Trains a model on the given dataset.

Options

  • :epochs — Number of training epochs (default: 10)
  • :batch_size — Mini-batch size (default: 32)
  • :shuffle — Shuffle training data each epoch (default: true)
  • :validation_data — Validation dataset as {inputs, targets} tuple
  • :callbacks — List of callback functions called after each epoch
  • :verbose — Print training progress (default: true)
  • :lr_schedule — Learning rate schedule (default: nil)
  • :clip_norm — Max gradient norm for clipping (default: nil)
  • :clip_value — Max absolute gradient value for clipping (default: nil)
  • :weight_decay — L2 regularization coefficient (default: nil)
  • :accumulate_gradients — Number of mini-batches to accumulate before an optimizer step, effectively multiplying batch size (default: 1)
  • :accuracy — Compute and report classification accuracy (default: false)
  • :nesterov — Use Nesterov momentum for SGD optimizer (default: false)

Returns

The trained ExBurn.Model struct with updated parameters.

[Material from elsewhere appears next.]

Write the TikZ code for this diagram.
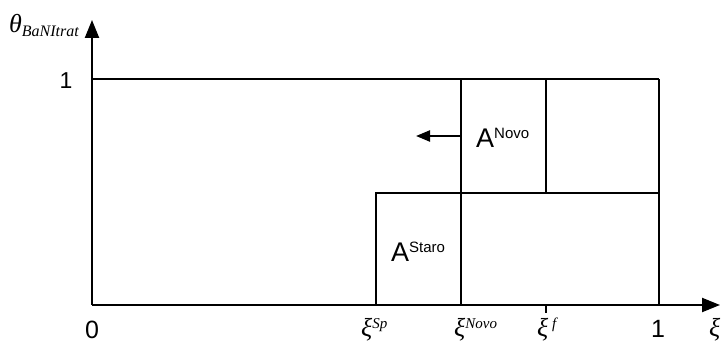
\documentclass[tikz,border=0pt]{standalone}
\usepackage{fontspec}
\setmainfont{Liberation Sans}
\newfontfamily\tms{Liberation Serif}
\usetikzlibrary{arrows.meta, positioning}

\begin{document}
\begin{tikzpicture}[
    x=1pt, y=1pt,
    axis/.style={line width=2.2pt, -{Triangle[length=18pt, width=14pt]}},
    wall/.style={line width=2.2pt},
    thinwall/.style={line width=1.5pt},
    moveleft/.style={line width=2.2pt, -{Triangle[length=14pt, width=11pt]}},
    numlbl/.style={font=\fontsize{25}{28}\selectfont, inner sep=0pt, anchor=base},
    xilbl/.style={font=\tms\fontsize{26}{30}\selectfont\itshape, inner sep=0pt, anchor=base west},
    arealbl/.style={font=\fontsize{27}{30}\selectfont, inner sep=0pt, anchor=base west}
]
    \useasboundingbox (-92,-40) rectangle (631,305);

    % axes
    \coordinate (origin) at (0,0);
    \coordinate (xend) at (628,0);
    \coordinate (yend) at (0,285);
    \draw[axis] (origin) -- (xend);
    \draw[axis] (origin) -- (yend);

    % corner points of the areas
    \coordinate (topleft) at (0,226);
    \coordinate (topright) at (567,226);
    \coordinate (oneright) at (567,0);
    \coordinate (midright) at (567,112);
    \coordinate (spmid) at (284,112);
    \coordinate (spbot) at (284,0);
    \coordinate (novotop) at (369,226);
    \coordinate (novobot) at (369,0);
    \coordinate (ftop) at (454,226);
    \coordinate (fmid) at (454,112);
    \coordinate (fbot) at (454,0);
    \coordinate (ftick) at (454,-8);

    \draw[wall] (topleft) -- (topright);
    \draw[wall] (spbot) -- (spmid) -- (midright);
    \draw[wall] (novotop) -- (novobot);
    \draw[thinwall] (ftop) -- (fmid);
    \draw[thinwall] (topright) -- (oneright);
    \draw[wall] (fbot) -- (ftick);

    % shift of the new area
    \coordinate (movestart) at (369,169);
    \coordinate (moveend) at (324,169);
    \draw[moveleft] (movestart) -- (moveend);

    % labels
    \node[numlbl] (zero) at (0,-34) {0};
    \node[numlbl] (xone) at (566,-33) {1};
    \node[numlbl, font=\fontsize{23}{26}\selectfont] (yone) at (-26,216) {1};
    \node[xilbl] (xi) at (617,-32) {ξ};
    \node[xilbl] (xisp) at (269,-32) {ξ\raisebox{8pt}{\fontsize{15}{17}\selectfont Sp}};
    \node[xilbl] (xinovo) at (362,-32) {ξ\raisebox{8pt}{\fontsize{15}{17}\selectfont Novo}};
    \node[xilbl] (xif) at (445,-32) {ξ\raisebox{8pt}{\fontsize{15}{17}\selectfont\ f}};
    \node[xilbl, font=\tms\fontsize{26}{30}\selectfont\itshape] (theta) at (-83,272)
        {θ\raisebox{-4pt}{\fontsize{16}{18}\selectfont BaNItrat}};
    \node[arealbl] (anovo) at (384,157) {A\raisebox{9pt}{\fontsize{15}{17}\selectfont Novo}};
    \node[arealbl] (astaro) at (299,43) {A\raisebox{9pt}{\fontsize{15}{17}\selectfont Staro}};
\end{tikzpicture}
\end{document}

profile_step(model, arg, opts \\ [])

@spec profile_step(model(), dataset(), keyword()) :: map()

Profiles a single training step, returning detailed timing for each phase.

Useful for identifying bottlenecks in the training pipeline.

Parameters

  • model — The current model state
  • batch — A {inputs, targets} tuple
  • opts — Options (same as train_step/3)

Returns

A map with :forward_ms, :backward_ms, :optimizer_ms, :total_ms.

Example

profile = ExBurn.Training.profile_step(model, batch)
IO.puts("Forward: #{profile.forward_ms}ms, Backward: #{profile.backward_ms}ms")

train_step(model, arg, opts \\ [])

@spec train_step(model(), dataset(), keyword()) :: {float(), model()}

Performs a single training step: forward + backward + optimizer update.

This is a public API for custom training loops. It processes a single mini-batch and returns the updated model along with the loss value.

Parameters

  • model — The current model state
  • batch — A {inputs, targets} tuple for one mini-batch
  • opts — Options (same as fit/3 for clip_norm, clip_value, weight_decay)

Returns

{loss, updated_model} where loss is a float.